サカナとヤクザ -暴力団の巨大資金源「密漁ビジネス」を追う- 鈴木 智彦著
築地市場も有楽町から朝日新聞が1980年(昭和55年)4月23日 築地5丁目の市場の正門前に引っ越してきたから雰囲気が変わる。それまでのブラックで世間と別世界と感じる話を聞いいた。暇なときは現れないが、連休前後とか、年末の業務多忙なときは本性が出てくる。築地が繁盛していた時の話と人手不足で人材を選べないところで、他のところで失敗しても築地では受け入れてくれる。学校のブラック規則などは築地にはない。注意されるのは一度だけ。特に衛生面で茶髪金髪赤髪は普通の世界で体力があって、欠勤しなければ年齢制限がない。80でも十分働いている人を見かけた。築地で一番嫌われるのは無断欠勤で酒酔い勤務は黙認の世界。
市場というところは表向き明朗公平という印象があるが、時間が短い・現金商売など規格化されていない商材は個人の目利きの職人の世界でもある。そこには常時不正を行う誘惑がある。在庫をしっかり記帳していても、破損、商材の賞味期限の日切れ等で廃棄するのも多い。市場は昼に終わる。すると昼から酒を飲める人は近所に住まいの人で事故さえ起こさないと見つからない。それで娯楽がギャンブルしかない。店の金を一時的流用として、ノミ行為の人に依頼する。大方損をして、店の商品を埋め合せる。従って親族でない人は信用が置けない。すると親族の羽振りの良さに比較し、バイトは賃金の安さからお客からの金を懐に入れることをするようになる。
農産物でも水産物でも他人の商品となる物を無断で収穫し、東京等の市場に流す人がいる。多くは東京行きでこの本は事情が書かれている。築地のDXの遅れが産地の盗難品の販売先にもなっている盗難品の激安価格の下に生産者が泣いている。盗まれた農水産商品が値決めの参考価格となり生産意欲を減らす。
市場で激安商材をあさるのは犯罪者の助けかもしれない。発展途上国で児童労働などで激安商品を日本に持ってきて販売することは、安さの正義より、搾取の共同犯罪者でもある。ウィグルを気にするのは世界は新しい段階に来た気がする。

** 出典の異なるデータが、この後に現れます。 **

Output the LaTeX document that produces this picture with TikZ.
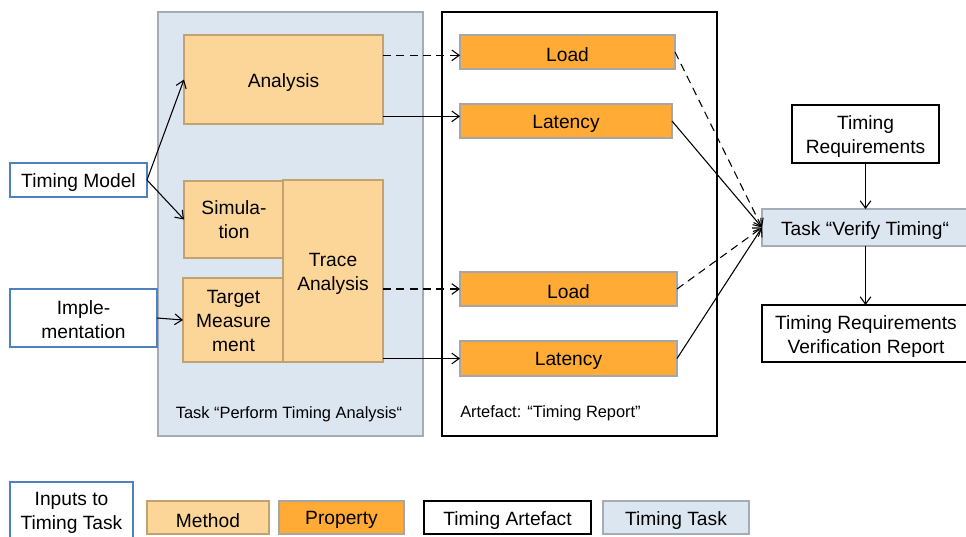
\documentclass[tikz,border=0pt]{standalone}
\usepackage{fontspec}
\setmainfont{Liberation Sans}
\usetikzlibrary{arrows.meta}
\definecolor{methodfill}{HTML}{FCD598}
\definecolor{methodline}{HTML}{C3A272}
\definecolor{propfill}{HTML}{FFAB35}
\definecolor{propline}{HTML}{A6A6A6}
\definecolor{taskfill}{HTML}{DCE6F1}
\definecolor{taskline}{HTML}{A5ACB5}
\definecolor{inputline}{HTML}{4F81BD}
\newcommand\bx[8]{%
  \node[#2, minimum width={(#5-#3)*0.75pt}, minimum height={(#6-#4)*0.75pt}] (#1) at ({(#3+#5)/2},{(#4+#6)/2}) {};%
  \node[boxtext,#8] (#1-text) at (#1.center) {#7};}
\tikzset{
  base/.style={inner sep=0pt, outer sep=0pt},
  boxtext/.style={inner sep=0pt, outer sep=0pt, align=center, yshift=-2pt, font=\fontsize{14.4}{18}\selectfont},
  method/.style={base, fill=methodfill, draw=methodline, line width=1.5pt},
  prop/.style={base, fill=propfill, draw=propline, line width=1.5pt},
  task/.style={base, fill=taskfill, draw=taskline, line width=1.5pt},
  inputbox/.style={base, fill=white, draw=inputline, line width=1.5pt},
  artefact/.style={base, fill=white, draw=black, line width=1.5pt},
  smalllabel/.style={inner sep=0pt, font=\fontsize{12.3}{14}\selectfont},
  conn/.style={line width=0.8pt, -{Straight Barb[length=5.5pt,width=8pt]}},
  dconn/.style={conn, dash pattern=on 6pt off 4pt},
}
\begin{document}
\begin{tikzpicture}[x=0.75pt,y=-0.75pt]
\useasboundingbox (0,0) rectangle (966,536);
% big containers
\bx{taskbox}{task}{158}{12}{423}{436}{}{}
\bx{artbox}{artefact, line width=1.9pt}{442}{12}{717}{436}{}{}
\node[smalllabel] (tasklabel) at (289,414) {Task “Perform Timing Analysis“};
\node[smalllabel, anchor=west] (artlabel) at (460,413) {Artefact: “Timing Report”};
% methods
\bx{analysis}{method}{184}{35}{383}{124}{Analysis}{}
\bx{simulation}{method}{184}{181}{284}{258}{Simula-\\tion}{yshift=2.2pt}
\bx{target}{method}{183}{278}{284}{362}{Target\\Measure\\ment}{yshift=1pt}
\bx{trace}{method}{283}{180}{383}{362}{Trace\\Analysis}{}
% properties
\bx{load1}{prop}{460}{35}{675}{69}{Load}{}
\bx{lat1}{prop}{460}{104}{672}{138}{Latency}{}
\bx{load2}{prop}{460}{272}{677}{306}{Load}{}
\bx{lat2}{prop}{460}{341}{677}{376}{Latency}{}
% inputs
\bx{model}{inputbox}{10}{163}{147}{197}{Timing Model}{}
\bx{impl}{inputbox}{10}{289}{157}{347}{Imple-\\mentation}{yshift=0.7pt}
% right side
\bx{req}{artefact}{792}{105}{939}{163}{Timing\\Requirements}{}
\bx{verify}{task}{762}{209}{968}{246}{Task “Verify Timing“}{}
\bx{report}{artefact}{762}{305}{970}{362}{Timing Requirements\\Verification Report}{}
% legend
\bx{leginput}{inputbox}{10}{482}{133}{539}{Inputs to\\Timing Task}{}
\bx{legmethod}{method}{147}{501}{269}{534}{Method}{}
\bx{legprop}{prop}{279}{501}{404}{534}{Property}{}
\bx{legart}{artefact}{424}{501}{591}{534}{Timing Artefact}{}
\bx{legtask}{task}{603}{501}{749}{534}{Timing Task}{}
% connector end points
\coordinate (load1in) at ([yshift=-2.5pt]load1.west);
\coordinate (lat1in) at ([yshift=3.5pt]lat1.west);
% connectors
\draw[conn] (model.east) -- (analysis.west);
\draw[conn] (model.east) -- (simulation.west);
\draw[conn] (impl.east) -- (target.west);
\draw[dconn] (analysis.east |- load1in) -- (load1in);
\draw[conn] (analysis.east |- lat1in) -- (lat1in);
\draw[dconn] (trace.east |- load2.west) -- (load2.west);
\draw[conn] (trace.east |- lat2.west) -- (lat2.west);
\draw[dconn] (load1.east) -- (verify.west);
\draw[conn] (lat1.east) -- (verify.west);
\draw[dconn] (load2.east) -- (verify.west);
\draw[conn] (lat2.east) -- (verify.west);
\draw[conn] (req.south) -- (verify.north -| req.south);
\draw[conn] (verify.south -| req.south) -- (report.north -| req.south);
\end{tikzpicture}
\end{document}
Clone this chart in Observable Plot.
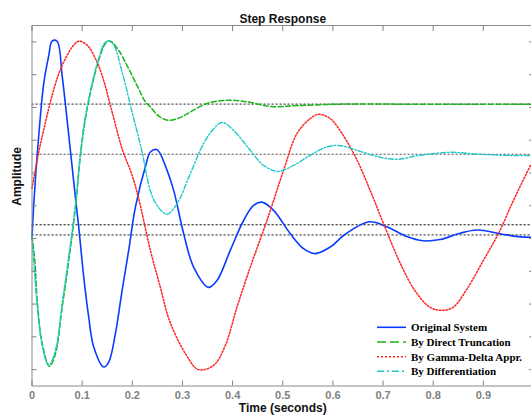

根拠のない激安は犯罪があるという疑念を持つ時代になった。安さを追求していた日本はもしかすると犯罪者的生産物を売っていたかもしれない。途上国労働者の搾取、再生産不能な無差別、無区分の乱暴な漁獲もあり、日本の100円すし屋を繁盛させる。心が痛まないのだろうか。金子みすゞが生きていたら、どのような詩を書くのだろうか。